An Efficient Li-ion Battery Management System with Lossless Charge Balancer for RUL and SoH Prediction

Electric vehicles (EV) employ batteries to generate their mechanical power for transportation, but the main challenge is to improve the battery management system (BMS) and increase the lifespan of the EV battery. In the existing battery management system, energy loss during charge balancing operation and prediction errors happens in remaining useful life (RUL) and state of health (SoH). Hence a novel Efficient Li-ion Battery Management System with Lossless Charge Balancer for RUL and SoH Prediction is proposed to improve the Battery Management System (BMS) and lifespan of the EV battery. The existing battery management systems have various cell-balancing approaches, but the energy losses in the form of heat create unavoidable instant charge imbalance. Thus, a novel Optimized Multi Input Multi Output-Bi Directional Long Short-Term Memory (MIMO-Bi-LSTM) has been proposed, in which the MIMO-Bi-LSTM Unit is providing better SoC estimation of each cell, and the FFOA (Fruit Fly Optimization Algorithm) is utilized in this state of charge (SoC) estimation of battery and improved accuracy. Moreover, an Adaptive Matrix Gate Switch Balancer is introduced in which the Adaptive Matrix Switch Algorithm is used to avoid charge imbalance and the DGTO (Duplex Gate Turn-Off Thyristors) switches reduce the energy loss during switching and improving the cell life cycle.

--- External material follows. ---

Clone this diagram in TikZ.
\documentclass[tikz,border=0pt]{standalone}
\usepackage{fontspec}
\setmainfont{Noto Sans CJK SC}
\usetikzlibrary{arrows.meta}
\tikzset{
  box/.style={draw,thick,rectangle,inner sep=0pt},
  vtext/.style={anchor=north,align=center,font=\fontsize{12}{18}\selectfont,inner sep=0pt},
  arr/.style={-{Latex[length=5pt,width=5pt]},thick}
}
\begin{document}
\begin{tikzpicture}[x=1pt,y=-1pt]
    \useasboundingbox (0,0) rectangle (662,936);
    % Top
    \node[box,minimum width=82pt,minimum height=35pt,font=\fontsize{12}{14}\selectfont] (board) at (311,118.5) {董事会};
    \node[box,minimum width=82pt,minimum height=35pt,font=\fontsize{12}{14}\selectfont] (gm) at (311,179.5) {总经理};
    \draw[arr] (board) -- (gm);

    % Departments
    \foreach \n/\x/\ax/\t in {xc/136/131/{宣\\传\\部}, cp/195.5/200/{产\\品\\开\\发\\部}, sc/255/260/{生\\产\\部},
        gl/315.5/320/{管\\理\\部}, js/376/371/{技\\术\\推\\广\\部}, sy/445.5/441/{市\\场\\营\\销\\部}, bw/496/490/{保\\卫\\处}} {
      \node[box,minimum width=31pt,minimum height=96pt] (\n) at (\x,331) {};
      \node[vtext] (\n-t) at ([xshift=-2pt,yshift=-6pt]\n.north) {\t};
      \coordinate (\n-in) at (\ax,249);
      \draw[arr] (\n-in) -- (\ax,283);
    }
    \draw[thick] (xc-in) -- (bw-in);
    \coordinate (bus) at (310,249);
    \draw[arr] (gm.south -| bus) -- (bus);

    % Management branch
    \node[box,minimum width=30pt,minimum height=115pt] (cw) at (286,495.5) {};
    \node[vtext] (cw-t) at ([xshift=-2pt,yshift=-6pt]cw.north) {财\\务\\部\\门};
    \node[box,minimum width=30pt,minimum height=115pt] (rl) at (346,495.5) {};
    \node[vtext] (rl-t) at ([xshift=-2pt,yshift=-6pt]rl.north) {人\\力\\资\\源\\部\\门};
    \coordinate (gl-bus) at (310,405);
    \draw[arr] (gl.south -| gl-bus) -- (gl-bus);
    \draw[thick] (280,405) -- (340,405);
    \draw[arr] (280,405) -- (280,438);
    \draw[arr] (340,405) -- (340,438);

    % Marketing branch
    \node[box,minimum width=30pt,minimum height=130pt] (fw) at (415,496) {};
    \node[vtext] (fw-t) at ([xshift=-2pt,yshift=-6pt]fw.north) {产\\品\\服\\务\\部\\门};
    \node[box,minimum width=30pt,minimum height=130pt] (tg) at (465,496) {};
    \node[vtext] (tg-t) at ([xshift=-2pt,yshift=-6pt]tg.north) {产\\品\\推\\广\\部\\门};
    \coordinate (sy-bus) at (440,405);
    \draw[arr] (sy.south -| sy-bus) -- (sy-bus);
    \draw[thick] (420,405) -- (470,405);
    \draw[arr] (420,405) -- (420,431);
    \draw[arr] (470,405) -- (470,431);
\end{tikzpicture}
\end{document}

Furthermore, the existing technique did not consider the variation of the EV motor's efficiency that changes throughout the operation and the motor terminal resistance which also affects the cycle life of the battery. So, the novel Optimized UK-ANFI Network is introduced in which a UK (Unscented Kalman) Filter eliminate the non-linearity in the measured values of parameters and the ANFI (Adaptive Neuro-Fuzzy Inference) Network receives the linearized data and predicts the RUL and SoH of the battery pack. Then a GWO (Grey Wolf Optimizer) minimize prediction errors and provide better life cycle prediction. The result obtained by the proposed model have low RMSE in RUL and SoH prediction, high accuracy and low prediction time.